Last year the New York Times sued the Pentagon under the Freedom of Information Act to get the records of its interaction with the TV Military analysts who were so crucial in the run up to the War in Iraq and its subsequent prosecution. This morning they released their analysis of the documents. The supposedly objective ex-Generals were actually part of a sophisticated psy-ops operation on the American public.
Hidden behind that appearance of objectivity, though, is a Pentagon information apparatus that has used those analysts in a campaign to generate favorable news coverage of the administration’s wartime performance, an examination by The New York Times has found.
I have written before about Walter Lippmann’s notion of the “Manufacture of Consent” and the long Times article lays out myriad examples of the cozy dynamic between the Pentagon and these military analysts, many of who were also lobbyists or officers of major military contracting companies.
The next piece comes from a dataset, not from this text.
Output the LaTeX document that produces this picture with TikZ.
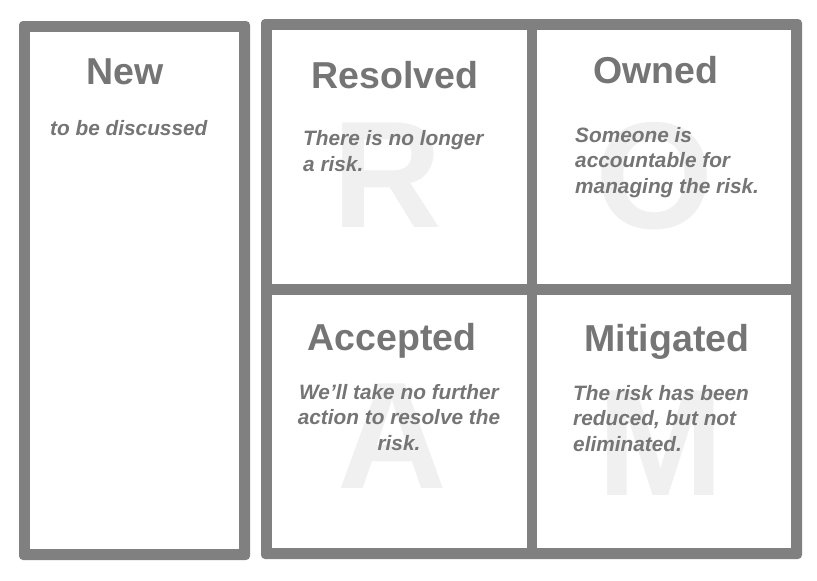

The conflicts of interest are mind-boggling.
John C. Garrett is a retired Army colonel and unpaid analyst for Fox News TV and radio. He is also a lobbyist at Patton Boggs who helps firms win Pentagon contracts, including in Iraq. In promotional materials, he states that as a military analyst he “is privy to weekly access and briefings with the secretary of defense, chairman of the Joint Chiefs of Staff and other high level policy makers in the administration.” One client told investors that Mr. Garrett’s special access and decades of experience helped him “to know in advance — and in detail — how best to meet the needs” of the Defense Department and other agencies.
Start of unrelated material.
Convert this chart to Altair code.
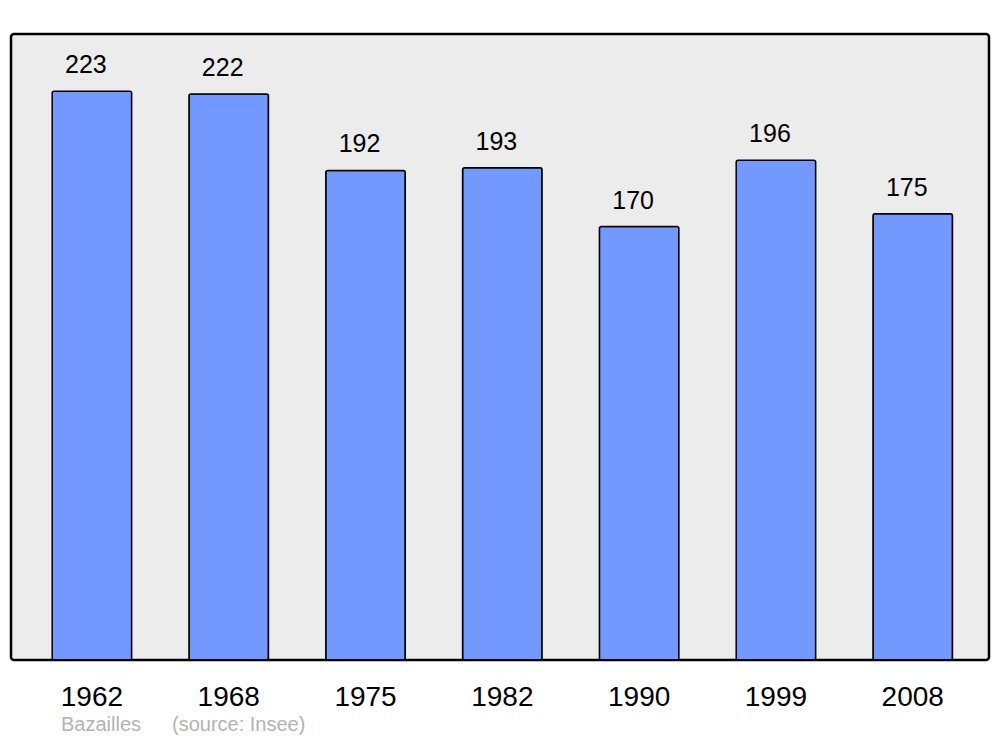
import altair as alt
import pandas as pd

years = ["1962", "1968", "1975", "1982", "1990", "1999", "2008"]
population = [223, 222, 192, 193, 170, 196, 175]
commune = ["Bazailles"]
source = ["(source: Insee)"]

df = pd.DataFrame({"year": years, "pop": population})

FONT = "Liberation Sans"

x = alt.X("year:N", sort=years, title=None,
          scale=alt.Scale(paddingInner=0.419, paddingOuter=0.284, align=0.53),
          axis=alt.Axis(labelAngle=0, labelFontSize=28, labelColor="black",
                        labelFont=FONT, domain=False, ticks=False, grid=False,
                        labelPadding=23))
y = alt.Y("pop:Q", title=None, scale=alt.Scale(domain=[0, 245.5], nice=False),
          axis=None)

bars = alt.Chart(df).mark_bar(
    fill="#7399ff", stroke="black", strokeWidth=1.5, cornerRadius=2
).encode(x=x, y=y)

labels = alt.Chart(df).mark_text(
    fontSize=25, font=FONT, color="black", dy=-18, dx=-6, baseline="alphabetic"
).encode(x=x, y=y, text="pop:Q")

foot1 = alt.Chart(pd.DataFrame({"t": commune})).mark_text(
    fontSize=20, font=FONT, color="#b3b3b3", align="left", baseline="alphabetic"
).encode(x=alt.value(50), y=alt.value(697), text="t:N")

foot2 = alt.Chart(pd.DataFrame({"t": source})).mark_text(
    fontSize=20, font=FONT, color="#b3b3b3", align="left", baseline="alphabetic"
).encode(x=alt.value(161), y=alt.value(697), text="t:N")

chart = alt.layer(bars, labels, foot1, foot2).properties(
    width=978, height=626,
    autosize=alt.AutoSizeParams(type="none"),
    padding={"left": 3, "top": 26, "right": 3, "bottom": 76},
    background="white",
).configure_view(
    fill="#ececec", stroke="black", strokeWidth=2.5, cornerRadius=3
)

chart.save("out.html", embed_options={"renderer": "svg", "actions": False})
In interviews Mr. Garrett said there was an inevitable overlap between his dual roles. He said he had gotten “information you just otherwise would not get,” from the briefings and three Pentagon-sponsored trips to Iraq. He also acknowledged using this access and information to identify opportunities for clients. “You can’t help but look for that,” he said, adding, “If you know a capability that would fill a niche or need, you try to fill it. “That’s good for everybody.”
The Pentagon referred to these TV sock puppets as “surrogates”. Brent Kruegar, a senior aide to Torrie Clarke (Assistant Secretary of Defense for Public Affairs) has since left the Pentagon and was willing to be candid with the Times.
“You could see that they were messaging,” Mr. Krueger said. “You could see they were taking verbatim what the secretary was saying or what the technical specialists were saying. And they were saying it over and over and over.” Some days, he added, “We were able to click on every single station and every one of our folks were up there delivering our message. You’d look at them and say, ‘This is working.’ ”
As crucial as the retired Generals were in building the case for the invasion of Iraq, there value once the occupation started to go south was even more important.
“I saw immediately in 2003 that things were going south,” General Vallely, one of the Fox analysts on the trip, recalled in an interview with The Times.
The Pentagon, though, need not have worried.
“You can’t believe the progress,” General Vallely told Alan Colmes of Fox News upon his return. He predicted the insurgency would be “down to a few numbers” within months.
If of course a military analyst sought to dissent from what one called the “mindwar”, he was quickly cashiered. Lt. Col Bill Cowan found out quickly the cost of dissent.
On Aug. 3, 2005, 14 marines died in Iraq. That day, Mr. Cowan, who said he had grown increasingly uncomfortable with the “twisted version of reality” being pushed on analysts in briefings, called the Pentagon to give “a heads-up” that some of his comments on Fox “may not all be friendly,” Pentagon records show. Mr. Rumsfeld’s senior aides quickly arranged a private briefing for him, yet when he told Bill O’Reilly that the United States was “not on a good glide path right now” in Iraq, the repercussions were swift.
Mr. Cowan said he was “precipitously fired from the analysts group” for this appearance. The Pentagon, he wrote in an e-mail message, “simply didn’t like the fact that I wasn’t carrying their water.”
Although I have faulted Lippmann for his cynical belief in the role of elites to “move the mob”, his analysis is not without some candor.
When distant and unfamiliar and complex things are communicated to great masses of people, the truth suffers a considerable and often a radical distortion. The complex is made over into the simple, the hypothetical into the dogmatic, and the relative into an absolute.
Until a truly free press made up of newspapers, TV networks and the blogosphere refuses to participate in this charade of propaganda dissemination, we will not be able to reclaim our democracy.